Craig Gotsman, professor of computer science at the Technion – Israel Institute of Technology and founding director of the Technion-Cornell Innovation Institute, a pivotal initiative of the new campus, thanked Google for its generosity on behalf of Peretz Lavie, Technion president.

Page said he was "tremendously pleased" that Google is helping Cornell get its new campus up and running, and he stressed how the campus would provide the growing high-tech sector in New York with the pipeline of talent it so desperately needs.

Phase I of the campus's permanent Roosevelt Island home is expected to be completed in 2017, with groundbreaking to begin in 2014.

Greg Pass '97 named entrepreneurial officer

Greg Pass '97, former chief technology officer at Twitter and a leading tech entrepreneur, was named the founding entrepreneurial officer for CornellNYC Tech on May 23.

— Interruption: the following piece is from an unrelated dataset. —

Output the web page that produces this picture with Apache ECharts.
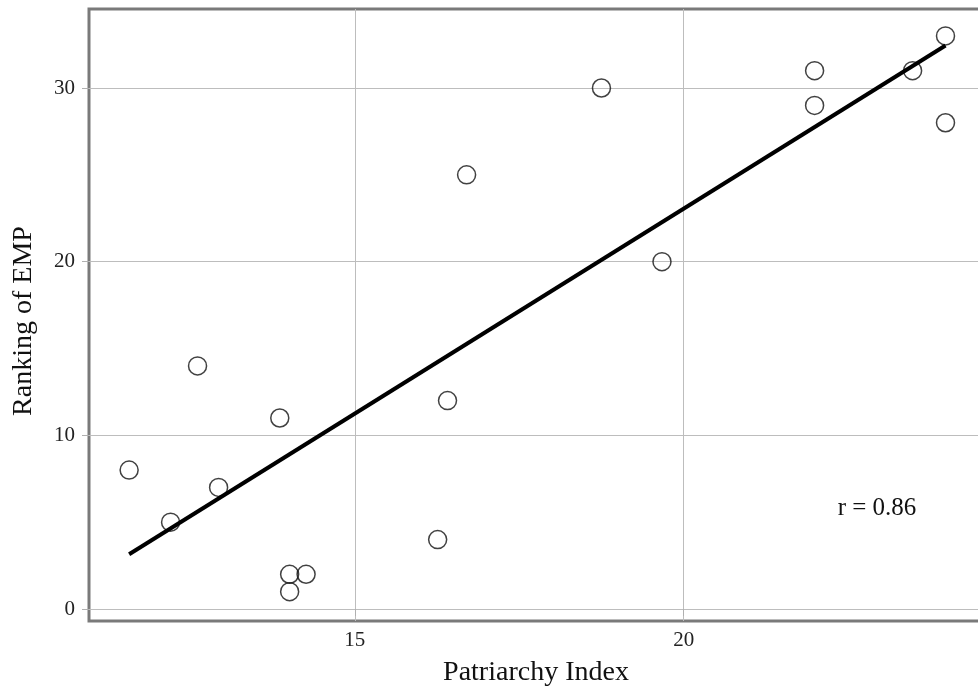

As the entrepreneurial officer, Pass will lead efforts to establish the entrepreneurial culture of the new campus and to collaborate with the tech industry, working closely with the dean, faculty and administration to reflect an industry perspective in CornellNYC Tech's academic programs.

Since winning the competition in December 2011, CornellNYC Tech has taken many strides toward bringing the campus from vision to reality. In February the campus's leadership of Huttenlocher, Vice President Cathy Dove, and Gotsman was named; in May, Andrew Winters, the founding director of Bloomberg's Office of Capital Project Development, began as director of capital projects and planning. Also in May, Cornell chose Pritzker Prize-winning architect Thom Mayne and Morphosis to design the first academic building on the Roosevelt Island campus.